* begin *

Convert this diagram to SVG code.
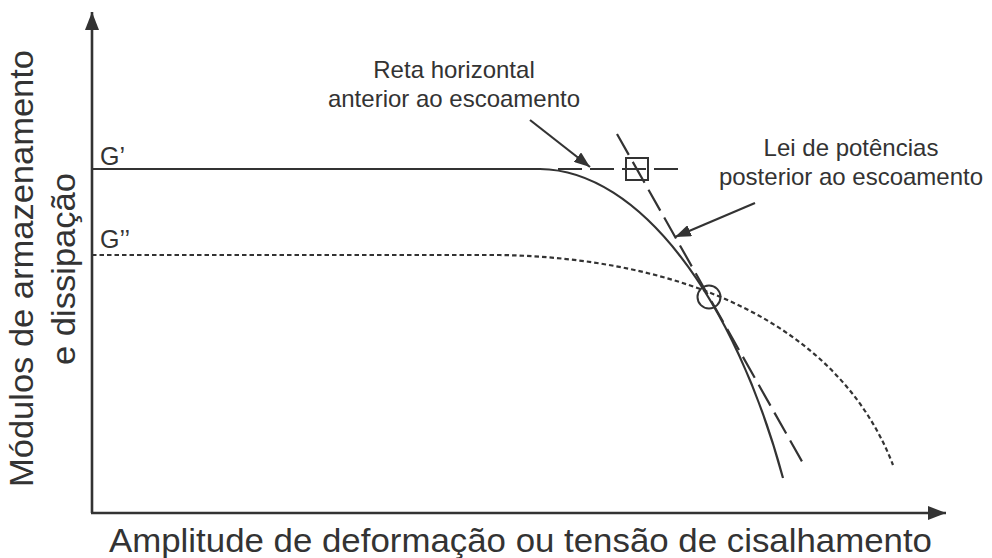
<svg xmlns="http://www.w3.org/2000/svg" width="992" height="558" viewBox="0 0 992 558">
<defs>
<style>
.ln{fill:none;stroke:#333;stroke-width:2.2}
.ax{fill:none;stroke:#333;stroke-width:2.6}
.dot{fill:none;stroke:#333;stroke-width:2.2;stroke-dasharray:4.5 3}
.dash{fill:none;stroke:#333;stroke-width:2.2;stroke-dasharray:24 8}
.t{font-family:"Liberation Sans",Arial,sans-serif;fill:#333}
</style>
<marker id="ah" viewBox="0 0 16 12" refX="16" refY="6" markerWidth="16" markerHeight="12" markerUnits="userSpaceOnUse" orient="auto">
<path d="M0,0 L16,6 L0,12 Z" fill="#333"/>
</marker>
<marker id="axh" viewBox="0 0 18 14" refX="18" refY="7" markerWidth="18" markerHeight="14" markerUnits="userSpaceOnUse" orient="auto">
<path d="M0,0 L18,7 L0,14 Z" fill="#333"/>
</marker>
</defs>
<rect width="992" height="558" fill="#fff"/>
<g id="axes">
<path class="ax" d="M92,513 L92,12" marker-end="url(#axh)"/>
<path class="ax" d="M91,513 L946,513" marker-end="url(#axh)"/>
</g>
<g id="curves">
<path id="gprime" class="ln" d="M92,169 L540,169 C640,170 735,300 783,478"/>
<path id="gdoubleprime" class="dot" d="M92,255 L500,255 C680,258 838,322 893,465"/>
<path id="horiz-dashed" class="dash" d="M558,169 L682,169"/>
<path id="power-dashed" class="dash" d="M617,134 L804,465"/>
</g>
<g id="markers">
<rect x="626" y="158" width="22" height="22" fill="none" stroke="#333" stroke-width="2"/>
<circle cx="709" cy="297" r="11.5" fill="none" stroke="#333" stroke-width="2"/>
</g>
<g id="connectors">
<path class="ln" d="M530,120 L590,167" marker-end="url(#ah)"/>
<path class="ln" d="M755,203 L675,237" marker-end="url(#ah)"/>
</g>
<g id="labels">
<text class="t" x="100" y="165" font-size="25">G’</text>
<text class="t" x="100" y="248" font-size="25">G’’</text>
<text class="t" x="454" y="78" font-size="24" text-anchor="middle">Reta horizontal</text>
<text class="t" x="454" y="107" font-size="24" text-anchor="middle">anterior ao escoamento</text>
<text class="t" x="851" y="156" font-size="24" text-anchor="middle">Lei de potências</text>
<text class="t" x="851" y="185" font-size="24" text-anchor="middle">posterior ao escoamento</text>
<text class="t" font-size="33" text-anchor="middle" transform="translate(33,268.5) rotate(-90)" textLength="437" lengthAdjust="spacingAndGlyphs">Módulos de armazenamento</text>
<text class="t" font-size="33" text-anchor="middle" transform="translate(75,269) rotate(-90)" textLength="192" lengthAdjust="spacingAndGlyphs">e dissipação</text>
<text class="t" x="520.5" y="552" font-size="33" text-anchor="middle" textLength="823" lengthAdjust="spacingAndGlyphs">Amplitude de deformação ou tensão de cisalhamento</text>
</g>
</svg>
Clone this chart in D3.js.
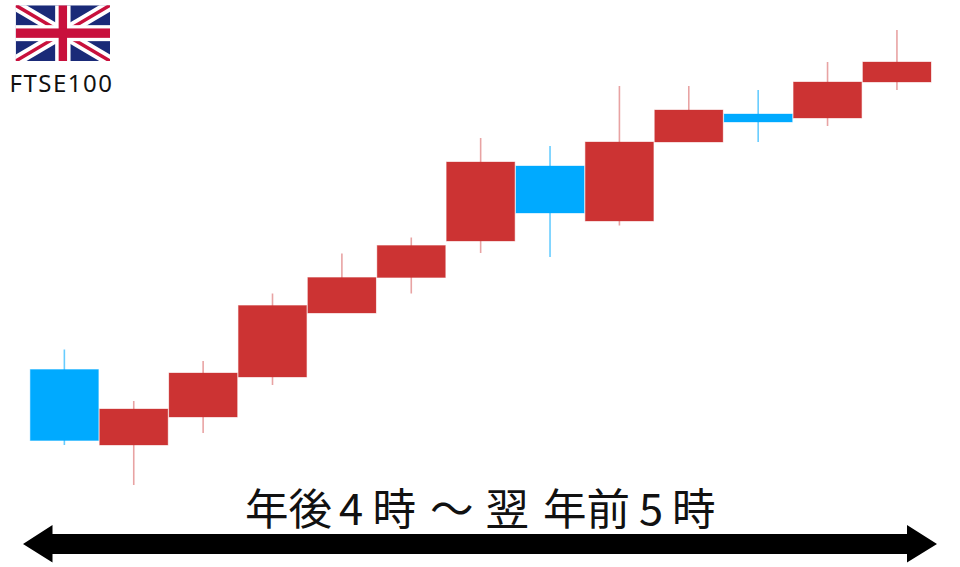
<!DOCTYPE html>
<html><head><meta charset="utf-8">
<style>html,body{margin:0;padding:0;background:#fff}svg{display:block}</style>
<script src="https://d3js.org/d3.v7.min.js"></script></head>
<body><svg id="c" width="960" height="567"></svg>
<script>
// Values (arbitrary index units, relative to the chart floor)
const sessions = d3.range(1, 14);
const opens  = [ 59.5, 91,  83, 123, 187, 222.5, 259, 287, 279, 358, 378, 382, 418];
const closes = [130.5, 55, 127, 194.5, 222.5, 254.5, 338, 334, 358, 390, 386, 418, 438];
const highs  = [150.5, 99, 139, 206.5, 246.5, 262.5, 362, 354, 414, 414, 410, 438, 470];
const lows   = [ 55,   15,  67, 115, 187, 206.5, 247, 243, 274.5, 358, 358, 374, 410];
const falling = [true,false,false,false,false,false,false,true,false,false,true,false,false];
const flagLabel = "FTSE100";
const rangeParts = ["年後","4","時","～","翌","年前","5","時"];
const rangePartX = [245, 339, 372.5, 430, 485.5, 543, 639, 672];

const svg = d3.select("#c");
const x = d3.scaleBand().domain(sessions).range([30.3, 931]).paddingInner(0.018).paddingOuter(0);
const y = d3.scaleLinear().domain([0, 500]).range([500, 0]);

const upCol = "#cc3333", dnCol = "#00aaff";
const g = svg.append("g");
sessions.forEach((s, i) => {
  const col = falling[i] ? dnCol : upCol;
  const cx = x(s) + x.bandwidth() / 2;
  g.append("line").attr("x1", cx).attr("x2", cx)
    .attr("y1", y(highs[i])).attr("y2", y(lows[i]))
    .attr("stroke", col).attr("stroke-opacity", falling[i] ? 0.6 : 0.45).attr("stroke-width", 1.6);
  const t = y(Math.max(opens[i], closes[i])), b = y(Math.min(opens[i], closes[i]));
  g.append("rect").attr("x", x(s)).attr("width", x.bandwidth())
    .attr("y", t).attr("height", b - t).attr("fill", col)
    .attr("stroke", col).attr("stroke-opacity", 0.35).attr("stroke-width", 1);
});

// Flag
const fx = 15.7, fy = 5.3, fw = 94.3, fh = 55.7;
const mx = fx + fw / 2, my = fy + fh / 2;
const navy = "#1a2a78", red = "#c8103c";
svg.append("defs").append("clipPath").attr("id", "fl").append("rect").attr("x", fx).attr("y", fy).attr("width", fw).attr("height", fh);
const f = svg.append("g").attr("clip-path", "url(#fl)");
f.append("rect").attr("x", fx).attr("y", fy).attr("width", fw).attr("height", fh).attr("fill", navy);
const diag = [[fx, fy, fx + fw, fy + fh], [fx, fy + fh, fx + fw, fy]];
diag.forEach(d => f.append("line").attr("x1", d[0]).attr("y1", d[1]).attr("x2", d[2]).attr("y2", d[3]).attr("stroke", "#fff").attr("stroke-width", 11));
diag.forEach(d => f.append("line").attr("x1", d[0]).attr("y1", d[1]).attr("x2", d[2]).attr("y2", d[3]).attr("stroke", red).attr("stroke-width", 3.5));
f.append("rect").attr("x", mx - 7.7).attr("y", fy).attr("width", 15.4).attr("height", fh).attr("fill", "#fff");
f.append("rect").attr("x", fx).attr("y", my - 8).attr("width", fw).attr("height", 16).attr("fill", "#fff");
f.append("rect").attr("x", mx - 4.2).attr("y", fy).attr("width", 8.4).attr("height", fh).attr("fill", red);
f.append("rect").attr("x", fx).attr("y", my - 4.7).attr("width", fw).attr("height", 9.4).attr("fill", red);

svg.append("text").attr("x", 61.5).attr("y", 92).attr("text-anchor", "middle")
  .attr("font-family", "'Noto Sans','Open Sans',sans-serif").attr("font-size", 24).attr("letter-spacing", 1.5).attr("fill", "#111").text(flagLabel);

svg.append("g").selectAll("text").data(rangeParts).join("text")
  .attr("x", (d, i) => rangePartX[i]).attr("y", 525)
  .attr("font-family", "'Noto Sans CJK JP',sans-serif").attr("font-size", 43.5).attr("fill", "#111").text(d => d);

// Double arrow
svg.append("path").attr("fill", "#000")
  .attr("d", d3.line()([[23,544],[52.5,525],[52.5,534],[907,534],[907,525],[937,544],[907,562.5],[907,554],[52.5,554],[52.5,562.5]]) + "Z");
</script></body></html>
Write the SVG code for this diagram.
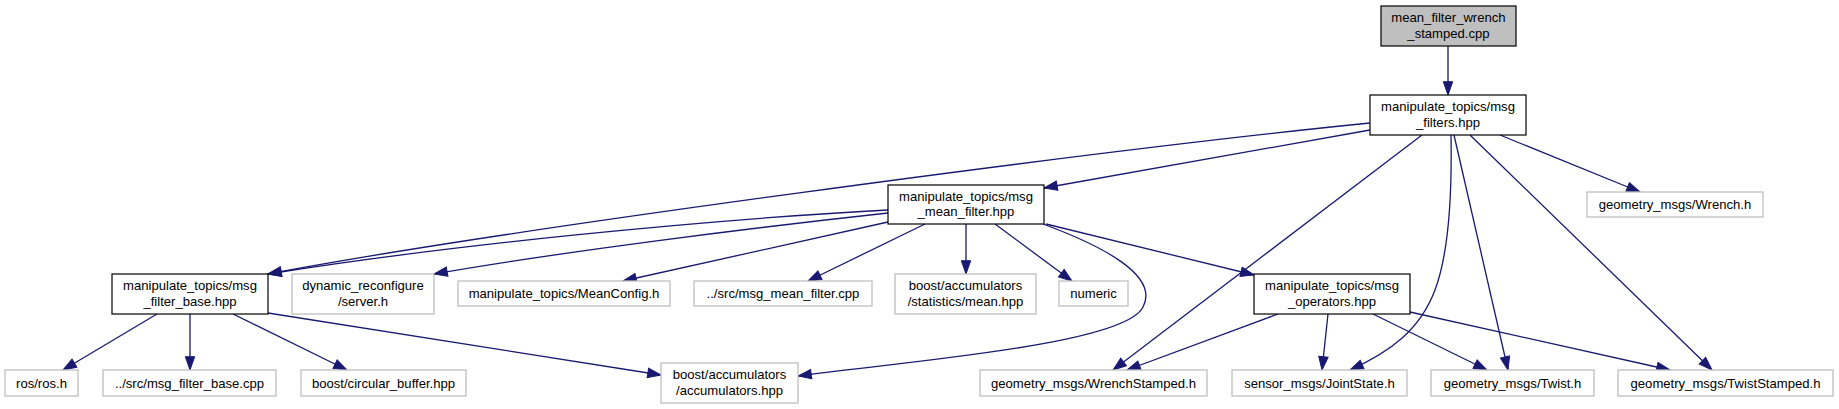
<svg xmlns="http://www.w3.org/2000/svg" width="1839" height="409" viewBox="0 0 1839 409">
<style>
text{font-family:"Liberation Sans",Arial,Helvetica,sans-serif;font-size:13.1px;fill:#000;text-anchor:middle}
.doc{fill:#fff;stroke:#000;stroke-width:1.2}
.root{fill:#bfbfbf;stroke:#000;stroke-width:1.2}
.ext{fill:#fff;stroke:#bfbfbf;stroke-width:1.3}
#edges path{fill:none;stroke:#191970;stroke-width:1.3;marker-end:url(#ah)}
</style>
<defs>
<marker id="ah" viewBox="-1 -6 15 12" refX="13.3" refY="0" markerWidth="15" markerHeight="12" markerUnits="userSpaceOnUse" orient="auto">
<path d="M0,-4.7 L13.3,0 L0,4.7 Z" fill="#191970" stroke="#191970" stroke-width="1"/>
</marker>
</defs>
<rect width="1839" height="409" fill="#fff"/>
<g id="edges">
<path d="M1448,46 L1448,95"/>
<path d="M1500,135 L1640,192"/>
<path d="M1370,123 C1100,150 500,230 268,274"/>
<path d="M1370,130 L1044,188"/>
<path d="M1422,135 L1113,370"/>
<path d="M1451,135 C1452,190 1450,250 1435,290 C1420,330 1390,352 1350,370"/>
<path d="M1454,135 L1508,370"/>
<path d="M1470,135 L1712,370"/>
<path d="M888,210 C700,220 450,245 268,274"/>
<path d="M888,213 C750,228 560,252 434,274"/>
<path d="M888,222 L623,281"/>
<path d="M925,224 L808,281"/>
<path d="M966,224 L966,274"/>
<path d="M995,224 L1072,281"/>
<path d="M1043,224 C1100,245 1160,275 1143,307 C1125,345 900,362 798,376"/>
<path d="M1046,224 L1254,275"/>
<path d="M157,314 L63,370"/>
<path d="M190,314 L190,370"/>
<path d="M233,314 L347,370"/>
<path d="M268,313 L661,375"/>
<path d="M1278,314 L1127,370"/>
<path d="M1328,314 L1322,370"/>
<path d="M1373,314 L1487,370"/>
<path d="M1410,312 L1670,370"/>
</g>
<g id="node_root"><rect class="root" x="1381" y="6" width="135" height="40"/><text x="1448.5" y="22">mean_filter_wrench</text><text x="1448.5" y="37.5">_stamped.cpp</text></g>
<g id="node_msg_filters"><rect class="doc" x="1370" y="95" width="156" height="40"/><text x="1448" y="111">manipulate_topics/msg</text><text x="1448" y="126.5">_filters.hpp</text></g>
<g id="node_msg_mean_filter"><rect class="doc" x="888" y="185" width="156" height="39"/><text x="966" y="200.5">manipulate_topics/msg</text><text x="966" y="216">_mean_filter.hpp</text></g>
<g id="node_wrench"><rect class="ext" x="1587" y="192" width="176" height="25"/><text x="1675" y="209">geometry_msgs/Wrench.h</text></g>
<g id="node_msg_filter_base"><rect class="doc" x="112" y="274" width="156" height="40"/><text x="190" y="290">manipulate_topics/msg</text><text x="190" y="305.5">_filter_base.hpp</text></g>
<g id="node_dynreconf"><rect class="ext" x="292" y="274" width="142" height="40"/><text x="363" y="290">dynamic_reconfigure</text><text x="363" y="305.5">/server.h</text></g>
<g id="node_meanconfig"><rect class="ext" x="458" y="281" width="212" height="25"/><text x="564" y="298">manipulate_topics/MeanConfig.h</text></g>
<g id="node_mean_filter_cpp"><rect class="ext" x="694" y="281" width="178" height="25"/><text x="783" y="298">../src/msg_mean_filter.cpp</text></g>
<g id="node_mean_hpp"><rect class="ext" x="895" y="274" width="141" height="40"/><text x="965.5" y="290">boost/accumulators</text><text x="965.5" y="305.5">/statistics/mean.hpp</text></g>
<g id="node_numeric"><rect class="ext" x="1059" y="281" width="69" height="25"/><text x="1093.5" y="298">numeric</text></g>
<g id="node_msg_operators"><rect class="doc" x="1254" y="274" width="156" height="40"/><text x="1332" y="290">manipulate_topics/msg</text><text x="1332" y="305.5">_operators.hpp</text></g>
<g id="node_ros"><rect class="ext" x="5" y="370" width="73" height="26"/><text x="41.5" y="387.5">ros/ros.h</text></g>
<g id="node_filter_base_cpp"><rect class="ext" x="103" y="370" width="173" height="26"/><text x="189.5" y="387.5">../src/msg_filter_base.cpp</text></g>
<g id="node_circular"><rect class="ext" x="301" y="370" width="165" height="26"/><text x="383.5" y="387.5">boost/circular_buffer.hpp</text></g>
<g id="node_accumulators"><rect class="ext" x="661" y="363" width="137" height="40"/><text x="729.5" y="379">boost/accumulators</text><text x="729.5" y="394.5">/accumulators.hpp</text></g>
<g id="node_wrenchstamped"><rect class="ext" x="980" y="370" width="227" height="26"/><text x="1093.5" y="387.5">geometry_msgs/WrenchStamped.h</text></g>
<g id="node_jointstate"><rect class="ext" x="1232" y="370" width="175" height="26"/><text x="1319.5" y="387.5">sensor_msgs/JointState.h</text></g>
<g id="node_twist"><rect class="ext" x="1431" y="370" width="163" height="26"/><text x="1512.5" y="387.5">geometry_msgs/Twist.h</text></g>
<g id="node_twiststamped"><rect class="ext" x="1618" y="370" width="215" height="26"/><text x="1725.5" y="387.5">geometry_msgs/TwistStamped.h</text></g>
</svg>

* end *

- What is being asked
Reproduce each line of the entries in which the word "this" is found.

- Response to the exercise
Convert this diagram to SVG code.
Clone this chart in D3.js.
Write the SVG code for this diagram.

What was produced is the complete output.